Still, there’s some lacking systems and strange design choices. There’s nothing to do with the in-game money you earn, other than buying randomised items or weapons from the merchants. You can’t buy supplies or spare arrows before heading out on a mission, which can lead to some weird situations if you’ve doubled down on an archer build and you’re starting a mission with 20 arrows. Being able to disassemble equipment into arrows or at least other randomised weapons would have made sense – it’s Minecraft, after all. Creating things is what the series is all about.

But you don’t get any of that in Minecraft Dungeons. It’s the bare basics of a dungeon crawler. It’s competent, but lacking ambition. It’s mechanically satisfying, but in the same way that eating a chip can give you a short, sweet hit of adrenaline. It lasts for the briefest of moments, so you grab a second chip, and then a third, and a fourth, until you stop yourself or the bag runs out.

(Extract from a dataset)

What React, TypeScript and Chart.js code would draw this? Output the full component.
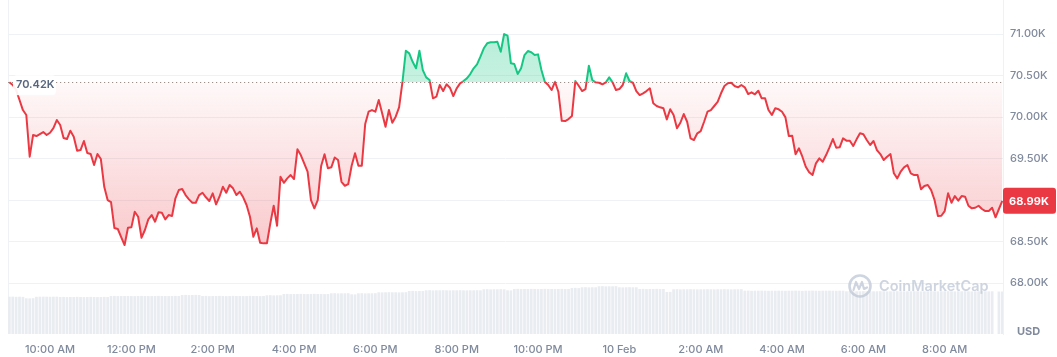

Minecraft Dungeons‘ bag of tricks looks and sounds like Minecraft, but once you’ve seen its first trick, you’ve seen all it has to offer. For kids and parents looking for something inoffensive and light-hearted to play together, that might be fine. But kids are a hell of lot smarter than what most give them credit for. And adults? There’s a couple of hours of fun here, but you’ll find more sustenance elsewhere.


Minecraft Dungeons is out now on PC (through the Microsoft Store), PS4, Xbox One and Switch.